Social and emotional learning is a newer field of study for school-aged students in some philosophies of education. In recent years in the United States, federal and state laws have been passed that require schools to address developing these soft skills in students. These skills are considered to be twenty-first century skills that employers value more than content knowledge or a high intellectual quotient (IQ). They are sometimes referred to as emotional intelligence or quotient (EQ). Students that attend schools that have social and emotional learning programs imbedded in them tend to score better on standardized tests. When students feel emotionally comfortable at school, they are able to engage the part of their brain that stores new knowledge more often, and this can be measured.
The American based Collaborative for Social and Emotional Learning (CASEL) has come up with competencies that one needs to acquire to effectively deal with the challenges and ethical dilemmas presented by daily life. Awareness of what these competencies are gives a better understanding of the skills that social and emotional learning encompasses. They are self-management, self-awareness, social awareness, responsible decision-making, and relationship skills.

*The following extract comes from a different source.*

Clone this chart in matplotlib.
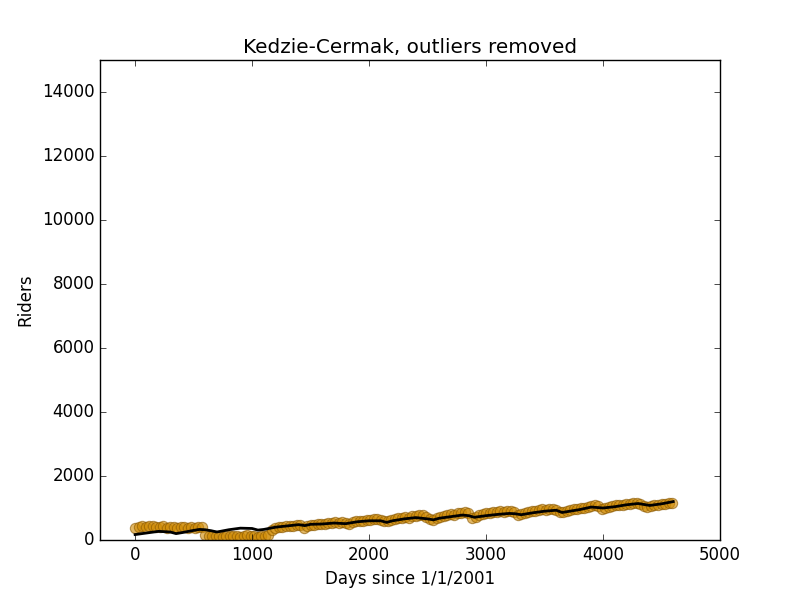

An ideal social and emotional model develops these skills in a wholistic environment where students have the chance to practice what they learn on the playground, in the classroom, the lunchroom, on the bus, etc. It becomes even more powerful if young people are supported in practicing the same skills at home and when they are out in the community. The graphic (left) summarizes these ideas.
The social and emotional learning model of Positive Discipline addresses all the CASEL competencies and is a wholistic approach to SEL in schools that links schoolwide policies and practices with the SEL curriculum while bringing parents and other community members into the circle of support for students in this area.